SHORT PROBLEM
Repeat the data that follows, word for word, without the images.

* Begin *

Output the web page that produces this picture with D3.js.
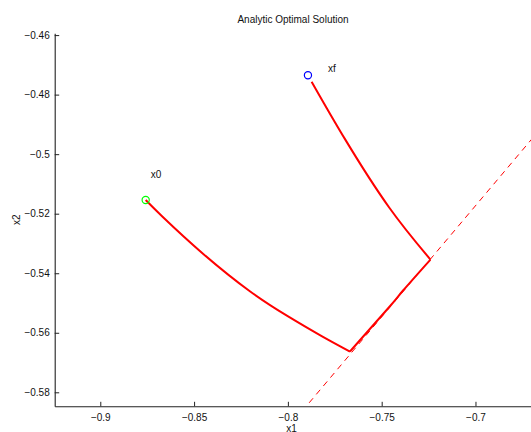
<!DOCTYPE html>
<html><head><meta charset="utf-8">
<script src="https://cdn.jsdelivr.net/npm/d3@7"></script>
<style>
html,body{margin:0;padding:0;background:#fff;overflow:hidden;}
text{font-family:"Liberation Sans",Arial,Helvetica,sans-serif;}
</style></head>
<body>
<svg id="chart" width="531" height="432"></svg>
<script>
// ---- data ----
const title = "Analytic Optimal Solution";
const xLabel = "x1", yLabel = "x2";
const xTicks = [-0.9, -0.85, -0.8, -0.75, -0.7];
const yTicks = [-0.58, -0.56, -0.54, -0.52, -0.5, -0.48, -0.46];
const xDomain = [-0.9243, -0.6704];
const yDomain = [-0.5847, -0.4594];
// arc from x0 to first switch
const arc1X = [-0.8758, -0.8668, -0.8451, -0.8199, -0.8001, -0.7820, -0.7669];
const arc1Y = [-0.5154, -0.5210, -0.5335, -0.5462, -0.5544, -0.5611, -0.5663];
// arc along switching line
const arc2X = [-0.7669, -0.7456, -0.7386, -0.7240];
const arc2Y = [-0.5663, -0.5511, -0.5458, -0.5354];
// arc to xf
const arc3X = [-0.7240, -0.7459, -0.7693, -0.7873];
const arc3Y = [-0.5354, -0.5180, -0.4952, -0.4757];
// switching line (dashed)
const switchX = [-0.80, -0.65];
const switchY = [-0.5920, -0.4800];
// start / final points
const startPt = {name: "x0", x: -0.8758, y: -0.5154, lx: -0.8731, ly: -0.5070};
const finalPt = {name: "xf", x: -0.7893, y: -0.4735, lx: -0.7786, ly: -0.4712};

// ---- layout ----
const L = 54.7, R = 531, T = 33.3, B = 406.3;
const svg = d3.select("#chart");
const x = d3.scaleLinear().domain(xDomain).range([L, R]);
const y = d3.scaleLinear().domain(yDomain).range([B, T]);
const fmt = d => d3.format("")(d).replace("-", "\u2212");

svg.append("defs").append("clipPath").attr("id","clip")
  .append("rect").attr("x", L).attr("y", T).attr("width", R - L).attr("height", B - T);

// axes
const xAxis = d3.axisBottom(x).tickValues(xTicks).tickFormat(fmt).tickSizeInner(-4.5).tickSizeOuter(0).tickPadding(8);
const yAxis = d3.axisLeft(y).tickValues(yTicks).tickFormat(fmt).tickSizeInner(-4.5).tickSizeOuter(0).tickPadding(5);
const gx = svg.append("g").attr("transform", `translate(0,${B})`).call(xAxis);
const gy = svg.append("g").attr("transform", `translate(${L},0)`).call(yAxis);
[gx, gy].forEach(g => {
  g.select(".domain").attr("stroke", "#222").attr("stroke-width", 1.1);
  g.selectAll(".tick line").attr("stroke", "#222");
  g.selectAll(".tick text").attr("fill", "#111").style("font-size", "10px").style("font-family", "'Liberation Sans',Arial,sans-serif");
});
gx.selectAll(".tick text").attr("dy", "0.71em");

// title & labels
svg.append("text").attr("x", 293).attr("y", 22.5).attr("text-anchor", "middle")
  .style("font-size", "10px").attr("fill", "#111").text(title);
svg.append("text").attr("x", 291.5).attr("y", 431.5).attr("text-anchor", "middle")
  .style("font-size", "10px").attr("fill", "#111").text(xLabel);
svg.append("text").attr("transform", `translate(20,${(T + B) / 2}) rotate(-90)`).attr("text-anchor", "middle")
  .style("font-size", "10px").attr("fill", "#111").text(yLabel);

const plot = svg.append("g").attr("clip-path", "url(#clip)");

// dashed switching line
plot.append("path")
  .attr("d", d3.line().x(d => x(d[0])).y(d => y(d[1]))(d3.zip(switchX, switchY)))
  .attr("fill", "none").attr("stroke", "#ff0000").attr("stroke-width", 1)
  .attr("stroke-dasharray", "6,5");

// trajectory arcs
const curve = d3.line().x(d => x(d[0])).y(d => y(d[1])).curve(d3.curveNatural);
[[arc1X, arc1Y], [arc2X, arc2Y], [arc3X, arc3Y]].forEach(([xs, ys]) => {
  plot.append("path").attr("d", curve(d3.zip(xs, ys)))
    .attr("fill", "none").attr("stroke", "#ff0000").attr("stroke-width", 2)
    .attr("stroke-linejoin", "round");
});

// endpoints
[[startPt, "#00ff00"], [finalPt, "#0000ff"]].forEach(([p, c]) => {
  plot.append("circle").attr("cx", x(p.x)).attr("cy", y(p.y)).attr("r", 3.6)
    .attr("fill", "none").attr("stroke", c).attr("stroke-width", 1.2);
  svg.append("text").attr("x", x(p.lx)).attr("y", y(p.ly)).attr("dy", "0.35em")
    .style("font-size", "10px").attr("fill", "#111").text(p.name);
});
</script>
</body></html>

* End *

THE ANSWER
Output the web page that produces this picture with D3.js.
<!DOCTYPE html>
<html><head><meta charset="utf-8">
<script src="https://cdn.jsdelivr.net/npm/d3@7"></script>
<style>
html,body{margin:0;padding:0;background:#fff;overflow:hidden;}
text{font-family:"Liberation Sans",Arial,Helvetica,sans-serif;}
</style></head>
<body>
<svg id="chart" width="531" height="432"></svg>
<script>
// ---- data ----
const title = "Analytic Optimal Solution";
const xLabel = "x1", yLabel = "x2";
const xTicks = [-0.9, -0.85, -0.8, -0.75, -0.7];
const yTicks = [-0.58, -0.56, -0.54, -0.52, -0.5, -0.48, -0.46];
const xDomain = [-0.9243, -0.6704];
const yDomain = [-0.5847, -0.4594];
// arc from x0 to first switch
const arc1X = [-0.8758, -0.8668, -0.8451, -0.8199, -0.8001, -0.7820, -0.7669];
const arc1Y = [-0.5154, -0.5210, -0.5335, -0.5462, -0.5544, -0.5611, -0.5663];
// arc along switching line
const arc2X = [-0.7669, -0.7456, -0.7386, -0.7240];
const arc2Y = [-0.5663, -0.5511, -0.5458, -0.5354];
// arc to xf
const arc3X = [-0.7240, -0.7459, -0.7693, -0.7873];
const arc3Y = [-0.5354, -0.5180, -0.4952, -0.4757];
// switching line (dashed)
const switchX = [-0.80, -0.65];
const switchY = [-0.5920, -0.4800];
// start / final points
const startPt = {name: "x0", x: -0.8758, y: -0.5154, lx: -0.8731, ly: -0.5070};
const finalPt = {name: "xf", x: -0.7893, y: -0.4735, lx: -0.7786, ly: -0.4712};

// ---- layout ----
const L = 54.7, R = 531, T = 33.3, B = 406.3;
const svg = d3.select("#chart");
const x = d3.scaleLinear().domain(xDomain).range([L, R]);
const y = d3.scaleLinear().domain(yDomain).range([B, T]);
const fmt = d => d3.format("")(d).replace("-", "\u2212");

svg.append("defs").append("clipPath").attr("id","clip")
  .append("rect").attr("x", L).attr("y", T).attr("width", R - L).attr("height", B - T);

// axes
const xAxis = d3.axisBottom(x).tickValues(xTicks).tickFormat(fmt).tickSizeInner(-4.5).tickSizeOuter(0).tickPadding(8);
const yAxis = d3.axisLeft(y).tickValues(yTicks).tickFormat(fmt).tickSizeInner(-4.5).tickSizeOuter(0).tickPadding(5);
const gx = svg.append("g").attr("transform", `translate(0,${B})`).call(xAxis);
const gy = svg.append("g").attr("transform", `translate(${L},0)`).call(yAxis);
[gx, gy].forEach(g => {
  g.select(".domain").attr("stroke", "#222").attr("stroke-width", 1.1);
  g.selectAll(".tick line").attr("stroke", "#222");
  g.selectAll(".tick text").attr("fill", "#111").style("font-size", "10px").style("font-family", "'Liberation Sans',Arial,sans-serif");
});
gx.selectAll(".tick text").attr("dy", "0.71em");

// title & labels
svg.append("text").attr("x", 293).attr("y", 22.5).attr("text-anchor", "middle")
  .style("font-size", "10px").attr("fill", "#111").text(title);
svg.append("text").attr("x", 291.5).attr("y", 431.5).attr("text-anchor", "middle")
  .style("font-size", "10px").attr("fill", "#111").text(xLabel);
svg.append("text").attr("transform", `translate(20,${(T + B) / 2}) rotate(-90)`).attr("text-anchor", "middle")
  .style("font-size", "10px").attr("fill", "#111").text(yLabel);

const plot = svg.append("g").attr("clip-path", "url(#clip)");

// dashed switching line
plot.append("path")
  .attr("d", d3.line().x(d => x(d[0])).y(d => y(d[1]))(d3.zip(switchX, switchY)))
  .attr("fill", "none").attr("stroke", "#ff0000").attr("stroke-width", 1)
  .attr("stroke-dasharray", "6,5");

// trajectory arcs
const curve = d3.line().x(d => x(d[0])).y(d => y(d[1])).curve(d3.curveNatural);
[[arc1X, arc1Y], [arc2X, arc2Y], [arc3X, arc3Y]].forEach(([xs, ys]) => {
  plot.append("path").attr("d", curve(d3.zip(xs, ys)))
    .attr("fill", "none").attr("stroke", "#ff0000").attr("stroke-width", 2)
    .attr("stroke-linejoin", "round");
});

// endpoints
[[startPt, "#00ff00"], [finalPt, "#0000ff"]].forEach(([p, c]) => {
  plot.append("circle").attr("cx", x(p.x)).attr("cy", y(p.y)).attr("r", 3.6)
    .attr("fill", "none").attr("stroke", c).attr("stroke-width", 1.2);
  svg.append("text").attr("x", x(p.lx)).attr("y", y(p.ly)).attr("dy", "0.35em")
    .style("font-size", "10px").attr("fill", "#111").text(p.name);
});
</script>
</body></html>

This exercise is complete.